Effectively, the UNGPs can function as an early warning system for companies, helping businesses identify problems – whether in a sweatshop in Southeast Asia or a mine in Sub-Saharan Africa – before they escalate into protests, lawsuits or outright crises. They formulate steps to develop policies and safeguards to identify and mitigate those risks, protecting both their brands and their employees.

From Quiet Nudging to Public Outcry

Much of the UN’s work in this space is deliberately under the radar. OHCHR offers technical guidance, advising governments on effective legislation, engaging judges on appropriate remedies when issues arise and helping business associations build accountable systems.

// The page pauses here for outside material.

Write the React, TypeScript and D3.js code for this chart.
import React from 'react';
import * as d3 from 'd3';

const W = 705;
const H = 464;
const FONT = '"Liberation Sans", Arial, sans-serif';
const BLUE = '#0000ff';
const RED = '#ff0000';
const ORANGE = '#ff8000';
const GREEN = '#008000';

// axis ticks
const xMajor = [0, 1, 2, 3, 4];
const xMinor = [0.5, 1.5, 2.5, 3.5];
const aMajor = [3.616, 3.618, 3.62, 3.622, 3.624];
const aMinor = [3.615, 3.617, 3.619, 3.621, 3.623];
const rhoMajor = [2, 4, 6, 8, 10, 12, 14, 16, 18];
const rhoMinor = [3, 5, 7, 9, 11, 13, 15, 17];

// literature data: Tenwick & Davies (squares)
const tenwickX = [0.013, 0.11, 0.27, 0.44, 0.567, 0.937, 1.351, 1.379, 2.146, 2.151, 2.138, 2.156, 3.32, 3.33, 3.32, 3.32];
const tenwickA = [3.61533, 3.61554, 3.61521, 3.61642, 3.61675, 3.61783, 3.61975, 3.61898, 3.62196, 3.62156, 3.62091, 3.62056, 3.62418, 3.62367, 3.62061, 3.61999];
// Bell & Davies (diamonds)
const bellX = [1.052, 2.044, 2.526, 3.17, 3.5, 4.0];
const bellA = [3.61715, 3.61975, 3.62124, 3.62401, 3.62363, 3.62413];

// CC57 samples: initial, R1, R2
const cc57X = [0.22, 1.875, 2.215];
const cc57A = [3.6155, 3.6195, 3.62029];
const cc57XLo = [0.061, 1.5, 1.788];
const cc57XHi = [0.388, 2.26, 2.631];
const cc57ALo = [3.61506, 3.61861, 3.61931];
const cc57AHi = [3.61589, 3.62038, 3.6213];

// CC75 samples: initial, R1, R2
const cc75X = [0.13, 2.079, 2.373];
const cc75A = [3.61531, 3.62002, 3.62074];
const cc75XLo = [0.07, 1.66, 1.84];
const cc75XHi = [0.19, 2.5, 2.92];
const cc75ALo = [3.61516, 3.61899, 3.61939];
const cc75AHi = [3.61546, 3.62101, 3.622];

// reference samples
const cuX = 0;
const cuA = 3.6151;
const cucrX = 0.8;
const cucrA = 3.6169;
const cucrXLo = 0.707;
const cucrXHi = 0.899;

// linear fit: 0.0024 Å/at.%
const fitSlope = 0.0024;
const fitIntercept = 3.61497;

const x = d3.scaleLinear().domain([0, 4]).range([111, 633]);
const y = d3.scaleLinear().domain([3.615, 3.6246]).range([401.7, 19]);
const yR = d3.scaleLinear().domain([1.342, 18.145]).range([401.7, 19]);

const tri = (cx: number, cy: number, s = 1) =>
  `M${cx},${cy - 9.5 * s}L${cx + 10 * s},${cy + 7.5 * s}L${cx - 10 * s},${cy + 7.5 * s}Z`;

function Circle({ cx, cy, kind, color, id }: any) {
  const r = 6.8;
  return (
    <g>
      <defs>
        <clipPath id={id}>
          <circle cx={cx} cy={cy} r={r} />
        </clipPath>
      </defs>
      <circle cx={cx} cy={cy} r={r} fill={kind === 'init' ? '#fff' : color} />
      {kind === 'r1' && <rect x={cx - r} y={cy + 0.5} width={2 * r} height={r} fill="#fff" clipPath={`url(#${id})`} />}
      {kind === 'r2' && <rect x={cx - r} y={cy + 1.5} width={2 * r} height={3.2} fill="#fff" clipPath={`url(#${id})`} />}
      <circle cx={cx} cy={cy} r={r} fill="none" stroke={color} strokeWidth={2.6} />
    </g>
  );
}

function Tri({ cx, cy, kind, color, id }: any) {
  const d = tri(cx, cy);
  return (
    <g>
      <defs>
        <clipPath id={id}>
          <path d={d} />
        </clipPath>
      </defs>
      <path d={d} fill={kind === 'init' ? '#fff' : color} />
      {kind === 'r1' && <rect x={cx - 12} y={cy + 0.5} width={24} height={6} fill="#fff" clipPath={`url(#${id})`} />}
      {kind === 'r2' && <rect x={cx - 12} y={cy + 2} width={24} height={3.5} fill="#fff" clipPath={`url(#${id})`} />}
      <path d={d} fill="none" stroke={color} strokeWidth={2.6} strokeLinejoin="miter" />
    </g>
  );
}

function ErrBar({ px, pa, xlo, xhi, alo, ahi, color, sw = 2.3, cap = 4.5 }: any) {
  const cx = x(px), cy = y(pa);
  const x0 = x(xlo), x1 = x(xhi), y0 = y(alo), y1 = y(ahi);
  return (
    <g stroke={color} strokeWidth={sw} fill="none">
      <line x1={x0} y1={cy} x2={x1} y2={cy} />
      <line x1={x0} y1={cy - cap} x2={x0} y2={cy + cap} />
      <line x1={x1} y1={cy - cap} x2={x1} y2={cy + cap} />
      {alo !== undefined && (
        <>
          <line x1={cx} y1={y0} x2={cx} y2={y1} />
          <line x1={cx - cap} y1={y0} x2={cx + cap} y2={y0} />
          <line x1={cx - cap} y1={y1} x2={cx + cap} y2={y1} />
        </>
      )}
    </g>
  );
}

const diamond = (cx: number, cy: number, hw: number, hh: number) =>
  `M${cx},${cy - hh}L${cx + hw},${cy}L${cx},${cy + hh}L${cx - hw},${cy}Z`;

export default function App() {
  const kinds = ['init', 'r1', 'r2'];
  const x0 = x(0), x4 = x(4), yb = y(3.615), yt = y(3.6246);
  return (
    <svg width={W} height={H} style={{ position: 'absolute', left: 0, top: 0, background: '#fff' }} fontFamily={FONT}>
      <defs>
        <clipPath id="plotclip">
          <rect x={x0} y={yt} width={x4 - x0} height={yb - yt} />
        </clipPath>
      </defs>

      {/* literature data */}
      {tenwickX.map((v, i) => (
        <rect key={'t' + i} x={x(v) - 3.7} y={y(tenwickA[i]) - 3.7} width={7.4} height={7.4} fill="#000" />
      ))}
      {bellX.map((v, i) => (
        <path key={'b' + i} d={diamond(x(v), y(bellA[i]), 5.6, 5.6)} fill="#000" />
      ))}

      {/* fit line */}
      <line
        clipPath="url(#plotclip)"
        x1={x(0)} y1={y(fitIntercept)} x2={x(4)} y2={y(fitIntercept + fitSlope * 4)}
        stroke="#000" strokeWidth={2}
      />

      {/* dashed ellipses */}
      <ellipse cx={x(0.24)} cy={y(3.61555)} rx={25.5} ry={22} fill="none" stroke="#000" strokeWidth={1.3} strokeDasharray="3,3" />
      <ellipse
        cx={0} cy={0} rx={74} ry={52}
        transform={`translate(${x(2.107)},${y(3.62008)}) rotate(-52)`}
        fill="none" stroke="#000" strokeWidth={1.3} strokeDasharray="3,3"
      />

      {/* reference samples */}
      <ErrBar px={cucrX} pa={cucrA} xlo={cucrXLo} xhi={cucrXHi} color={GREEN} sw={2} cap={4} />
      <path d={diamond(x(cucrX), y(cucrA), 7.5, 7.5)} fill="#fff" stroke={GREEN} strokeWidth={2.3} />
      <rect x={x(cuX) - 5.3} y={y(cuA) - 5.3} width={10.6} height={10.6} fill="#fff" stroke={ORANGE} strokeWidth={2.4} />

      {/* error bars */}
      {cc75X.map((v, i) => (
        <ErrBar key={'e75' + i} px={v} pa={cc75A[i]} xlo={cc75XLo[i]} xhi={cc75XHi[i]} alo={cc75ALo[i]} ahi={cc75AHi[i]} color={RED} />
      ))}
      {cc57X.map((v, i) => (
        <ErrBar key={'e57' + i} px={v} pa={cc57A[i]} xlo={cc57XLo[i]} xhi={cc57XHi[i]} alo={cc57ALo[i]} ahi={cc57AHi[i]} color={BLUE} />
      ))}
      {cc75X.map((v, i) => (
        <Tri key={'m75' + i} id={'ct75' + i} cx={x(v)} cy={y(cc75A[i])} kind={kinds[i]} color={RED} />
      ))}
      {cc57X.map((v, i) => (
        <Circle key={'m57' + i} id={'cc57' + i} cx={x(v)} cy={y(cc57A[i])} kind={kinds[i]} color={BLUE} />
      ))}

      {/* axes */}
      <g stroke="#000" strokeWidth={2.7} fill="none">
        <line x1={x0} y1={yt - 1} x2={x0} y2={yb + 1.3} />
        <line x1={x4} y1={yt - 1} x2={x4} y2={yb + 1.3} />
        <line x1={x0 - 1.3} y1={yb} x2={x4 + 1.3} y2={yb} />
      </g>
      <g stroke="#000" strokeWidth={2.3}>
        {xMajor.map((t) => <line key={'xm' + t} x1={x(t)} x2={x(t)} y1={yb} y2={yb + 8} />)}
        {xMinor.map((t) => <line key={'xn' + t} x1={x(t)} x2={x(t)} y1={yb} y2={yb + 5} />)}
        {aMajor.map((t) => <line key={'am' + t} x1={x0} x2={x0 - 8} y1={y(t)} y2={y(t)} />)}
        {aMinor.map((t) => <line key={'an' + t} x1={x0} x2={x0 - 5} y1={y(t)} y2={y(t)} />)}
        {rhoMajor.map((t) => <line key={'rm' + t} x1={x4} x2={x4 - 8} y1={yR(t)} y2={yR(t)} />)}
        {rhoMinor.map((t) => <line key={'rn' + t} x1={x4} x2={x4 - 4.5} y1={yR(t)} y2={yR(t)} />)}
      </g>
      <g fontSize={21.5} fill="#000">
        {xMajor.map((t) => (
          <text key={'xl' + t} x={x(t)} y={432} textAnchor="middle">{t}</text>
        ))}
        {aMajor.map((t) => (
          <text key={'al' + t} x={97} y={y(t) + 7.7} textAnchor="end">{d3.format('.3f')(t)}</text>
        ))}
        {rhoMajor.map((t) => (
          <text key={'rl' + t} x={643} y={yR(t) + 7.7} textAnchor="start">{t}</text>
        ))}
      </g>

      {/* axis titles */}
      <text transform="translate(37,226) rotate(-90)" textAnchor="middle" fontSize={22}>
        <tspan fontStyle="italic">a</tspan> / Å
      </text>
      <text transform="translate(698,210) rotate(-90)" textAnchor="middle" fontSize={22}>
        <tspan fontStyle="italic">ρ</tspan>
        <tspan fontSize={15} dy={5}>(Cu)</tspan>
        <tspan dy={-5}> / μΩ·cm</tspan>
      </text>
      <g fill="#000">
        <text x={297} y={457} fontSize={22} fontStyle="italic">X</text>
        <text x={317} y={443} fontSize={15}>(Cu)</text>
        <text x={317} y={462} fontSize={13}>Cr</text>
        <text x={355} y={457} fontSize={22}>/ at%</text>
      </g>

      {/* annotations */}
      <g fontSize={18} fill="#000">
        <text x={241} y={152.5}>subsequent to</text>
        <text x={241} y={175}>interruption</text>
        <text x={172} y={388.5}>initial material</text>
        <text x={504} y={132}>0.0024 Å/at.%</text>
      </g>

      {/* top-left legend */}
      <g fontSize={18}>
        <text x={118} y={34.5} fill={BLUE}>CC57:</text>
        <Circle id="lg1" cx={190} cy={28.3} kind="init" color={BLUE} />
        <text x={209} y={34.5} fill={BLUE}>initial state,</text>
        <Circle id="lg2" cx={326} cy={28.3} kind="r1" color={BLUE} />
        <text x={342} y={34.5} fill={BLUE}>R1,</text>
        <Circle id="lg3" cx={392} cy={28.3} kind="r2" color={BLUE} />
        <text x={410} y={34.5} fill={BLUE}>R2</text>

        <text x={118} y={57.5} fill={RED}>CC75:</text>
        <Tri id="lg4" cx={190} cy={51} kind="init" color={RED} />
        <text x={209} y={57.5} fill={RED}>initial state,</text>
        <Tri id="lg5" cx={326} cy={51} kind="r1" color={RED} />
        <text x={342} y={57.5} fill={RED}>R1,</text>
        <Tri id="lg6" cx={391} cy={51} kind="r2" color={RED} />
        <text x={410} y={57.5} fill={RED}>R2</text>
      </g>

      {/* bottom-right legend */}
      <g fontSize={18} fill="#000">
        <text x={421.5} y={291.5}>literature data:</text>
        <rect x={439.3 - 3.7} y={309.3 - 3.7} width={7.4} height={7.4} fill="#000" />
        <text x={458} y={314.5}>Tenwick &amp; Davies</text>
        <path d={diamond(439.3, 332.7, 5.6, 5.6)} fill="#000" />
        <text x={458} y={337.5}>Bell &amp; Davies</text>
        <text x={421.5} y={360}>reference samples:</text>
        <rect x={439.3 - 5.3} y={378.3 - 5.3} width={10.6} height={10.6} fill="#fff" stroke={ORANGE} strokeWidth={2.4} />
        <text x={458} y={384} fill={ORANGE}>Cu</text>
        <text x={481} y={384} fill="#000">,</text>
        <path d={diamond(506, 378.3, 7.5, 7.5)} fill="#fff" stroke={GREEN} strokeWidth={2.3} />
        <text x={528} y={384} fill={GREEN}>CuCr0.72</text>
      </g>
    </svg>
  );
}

Of the tools they offer, one of the newest, most valuable has been the launch of OHCHR’s confidential Business and Human Rights Helpdesk last fall, which answers practical questions companies rarely ask in public: How should we handle tax payments in Russia during the war in Ukraine? What are companies required to do when asked to relinquish personal employee data? Companies get expert answers from professionals with the hard-won wisdom and experience navigating those challenging waters.

The Helpdesk is also free and open to states, civil society organizations and others grappling with the same thorny issues.

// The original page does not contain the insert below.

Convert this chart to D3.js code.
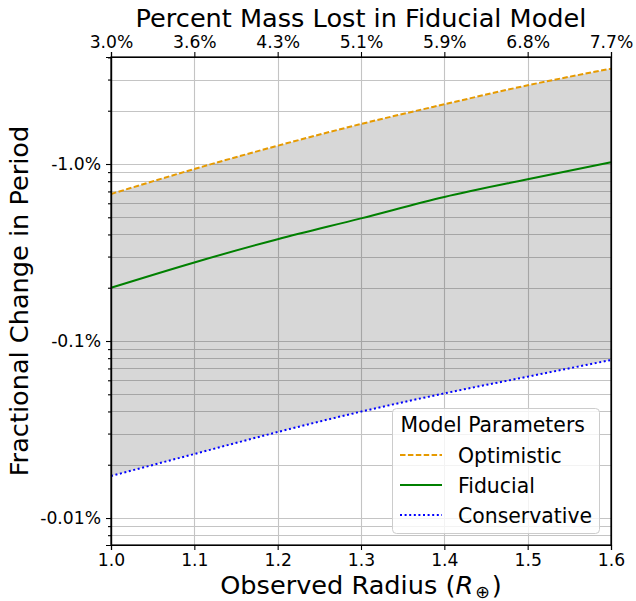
<!DOCTYPE html>
<html>
<head>
<meta charset="utf-8">
<script src="https://cdn.jsdelivr.net/npm/d3@7"></script>
<style>
  html, body { margin: 0; padding: 0; background: #fff; }
  svg { display: block; font-family: "DejaVu Sans", sans-serif; }
</style>
</head>
<body>
<svg id="chart" width="636" height="601"></svg>
<script>
// ---- data (fractional change in period, magnitude in percent) ----
const radius = [1.0, 1.1, 1.2, 1.3, 1.4, 1.5, 1.6];
const optimistic   = [0.677, 0.937, 1.269, 1.683, 2.175, 2.784, 3.455];
const fiducial     = [0.200, 0.278, 0.376, 0.493, 0.651, 0.820, 1.022];
const conservative = [0.01727, 0.0230, 0.0306, 0.0399, 0.0506, 0.0629, 0.0781];
const xTicks = [1.0, 1.1, 1.2, 1.3, 1.4, 1.5, 1.6];
const topTickLabels = ["3.0%", "3.6%", "4.3%", "5.1%", "5.9%", "6.8%", "7.7%"];
const yMajor = [0.01, 0.1, 1.0];
const yMajorLabels = ["-0.01%", "-0.1%", "-1.0%"];
const yDomain = [0.00704, 4.023];

const svg = d3.select("#chart");
const L = 111, T = 57, W = 500, H = 488;
const x = d3.scaleLinear().domain([1.0, 1.6]).range([L, L + W]);
const y = d3.scaleLog().domain(yDomain).range([T + H, T]);

// minor ticks
const yMinor = [];
for (let e = -3; e <= 1; e++) {
  for (let m = 2; m <= 9; m++) {
    const v = m * Math.pow(10, e);
    if (v > yDomain[0] && v < yDomain[1]) yMinor.push(v);
  }
}

const g = svg.append("g");
// grid
const gridColor = "#c4c4c4";
g.append("g").selectAll("line").data(yMajor.concat(yMinor)).join("line")
  .attr("x1", L).attr("x2", L + W)
  .attr("y1", d => Math.round(y(d)) + 0.5).attr("y2", d => Math.round(y(d)) + 0.5)
  .attr("stroke", gridColor).attr("stroke-width", 1.1);
g.append("g").selectAll("line").data(xTicks).join("line")
  .attr("x1", d => Math.round(x(d)) + 0.5).attr("x2", d => Math.round(x(d)) + 0.5)
  .attr("y1", T).attr("y2", T + H)
  .attr("stroke", gridColor).attr("stroke-width", 1.1);

// fill between
const pts = radius.map((r, i) => ({ r, hi: optimistic[i], lo: conservative[i] }));
const curve = d3.curveMonotoneX;
g.append("path")
  .attr("d", d3.area().x(d => x(d.r)).y0(d => y(d.lo)).y1(d => y(d.hi)).curve(curve)(pts))
  .attr("fill", "#000").attr("fill-opacity", 0.155);

// lines
const line = arr => d3.line().x((d, i) => x(radius[i])).y(d => y(d)).curve(curve)(arr);
g.append("path").attr("d", line(conservative)).attr("fill", "none")
  .attr("stroke", "#0000ff").attr("stroke-width", 2).attr("stroke-dasharray", "2,2.6");
g.append("path").attr("d", line(fiducial)).attr("fill", "none")
  .attr("stroke", "#008000").attr("stroke-width", 2);
g.append("path").attr("d", line(optimistic)).attr("fill", "none")
  .attr("stroke", "#e69a00").attr("stroke-width", 2).attr("stroke-dasharray", "5.5,2.4");

// axes
const tickFont = "17.2px";
const axBottom = svg.append("g").attr("transform", `translate(0,${T + H})`)
  .call(d3.axisBottom(x).tickValues(xTicks).tickFormat(d3.format(".1f")).tickSizeOuter(0).tickSize(5).tickPadding(4));
const axTop = svg.append("g").attr("transform", `translate(0,${T})`)
  .call(d3.axisTop(x).tickValues(xTicks).tickFormat((d, i) => topTickLabels[i]).tickSizeOuter(0).tickSize(5).tickPadding(4));
const axLeft = svg.append("g").attr("transform", `translate(${L},0)`)
  .call(d3.axisLeft(y).tickValues(yMajor).tickFormat((d, i) => yMajorLabels[i]).tickSizeOuter(0).tickSize(5).tickPadding(5));
svg.append("g").attr("transform", `translate(${L},0)`)
  .call(d3.axisLeft(y).tickValues(yMinor).tickFormat("").tickSizeOuter(0).tickSize(3));
svg.append("g").attr("transform", `translate(${L + W},0)`)
  .call(d3.axisRight(y).tickValues([]).tickSizeOuter(0));
[axBottom, axTop, axLeft].forEach(a => {
  a.selectAll("text").attr("font-size", tickFont).attr("fill", "#000")
    .attr("font-family", "DejaVu Sans");
});
svg.selectAll(".domain").attr("stroke", "#000").attr("stroke-width", 1.2);
svg.selectAll(".tick line").attr("stroke", "#000").attr("stroke-width", 1.1);

// frame
svg.append("rect").attr("x", L).attr("y", T).attr("width", W).attr("height", H)
  .attr("fill", "none").attr("stroke", "#000").attr("stroke-width", 1.2);

// titles
svg.append("text").attr("x", L + W / 2).attr("y", 27).attr("text-anchor", "middle")
  .attr("font-size", "25.6px").text("Percent Mass Lost in Fiducial Model");
const xl = svg.append("text").attr("x", L + W / 2).attr("y", 594).attr("text-anchor", "middle")
  .attr("font-size", "25.6px");
xl.append("tspan").text("Observed Radius (");
xl.append("tspan").attr("font-style", "italic").text("R");
xl.append("tspan").attr("font-size", "17.5px").attr("dy", 4).attr("dx", 2).text("\u2295");
xl.append("tspan").attr("dy", -4).attr("dx", 2).text(")");
svg.append("text").attr("transform", `translate(28,${T + H / 2}) rotate(-90)`)
  .attr("text-anchor", "middle").attr("font-size", "25.6px").text("Fractional Change in Period");

// legend
const lg = svg.append("g");
lg.append("rect").attr("x", 392.5).attr("y", 408.5).attr("width", 207).attr("height", 125)
  .attr("rx", 4).attr("fill", "#fff").attr("fill-opacity", 0.8)
  .attr("stroke", "#cccccc").attr("stroke-width", 1);
lg.append("text").attr("x", 400.5).attr("y", 432).attr("font-size", "20.4px").text("Model Parameters");
const entries = [
  { name: "Optimistic", color: "#e69a00", dash: "5.5,2.4" },
  { name: "Fiducial", color: "#008000", dash: null },
  { name: "Conservative", color: "#0000ff", dash: "2,2.6" }
];
entries.forEach((e, i) => {
  const yy = 455 + i * 30;
  lg.append("line").attr("x1", 400).attr("x2", 442).attr("y1", yy).attr("y2", yy)
    .attr("stroke", e.color).attr("stroke-width", 2).attr("stroke-dasharray", e.dash);
  lg.append("text").attr("x", 458).attr("y", yy + 7.5).attr("font-size", "20.4px").text(e.name);
});
</script>
</body>
</html>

And then there are the services that the office provides to the public and investors interested in learning more about potential partners they may wish to engage. Following rigorous investigations, OHCHR provides information and databases identifying companies linked to unsavory business practices in conflict-affected, high-risk environments and elsewhere. If the helpdesk and the proactive UNGPs guidance to mitigate risk is the carrot, this serves as more of a stick.

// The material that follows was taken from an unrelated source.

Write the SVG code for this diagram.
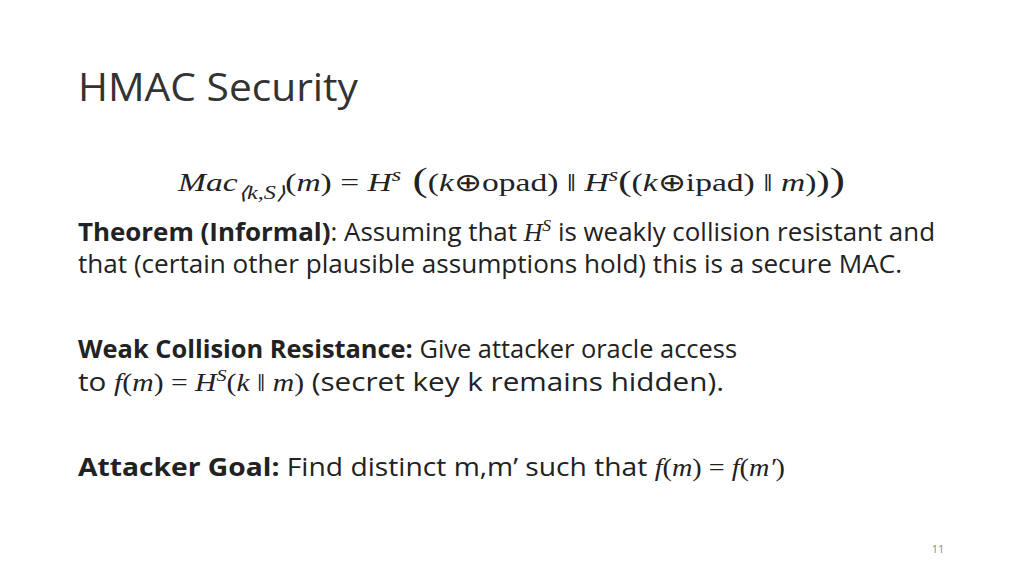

“This negative publicity generates a lot of attention,” Lazala said. In corporate terms, “attention” can yield outcry from investors and customers, legal reviews and audits, all to ensure that companies are maintaining strong ethical standards. So while the UN has no enforcement power in the traditional sense, this reputational lever carries significant clout.

Filling the Void

The UN’s role supporting businesses has become more prominent as public resources traditionally dedicated to human rights and corporate oversight face growing pressure.

Jordyn Arndt, who spent eight years at the State Department focusing on the intersection of business and human rights, has observed this firsthand.

“In the last year, our entire office was cut,” she said, noting that much of bureau faced a similar fate. Unfortunately, the result is not only a dearth of support services directly to businesses, but an absence in American influence in international corporate sustainability and governance policy conversations that continue to move forward without the U.S. at the table.

Justin Hansford, a law professor at Howard University, underscores that this moment makes the UN framework all the more important as a global “North Star” for multinational companies operating in locations where legal requirements and consumer expectations for corporate behavior are greater, such as the European Union. UNGPs provide that roadmap to get started and maintain high standards.

A Framework for the Future

Which brings us back to Minneapolis – and the UN Guiding Principles.

The city’s employees and empty storefronts serve as a stark reminder that when the social fabric tears, the private sector is often first to feel the pull. For companies today, a human rights strategy is not just about ethics. It is about navigating the reality of the modern marketplace.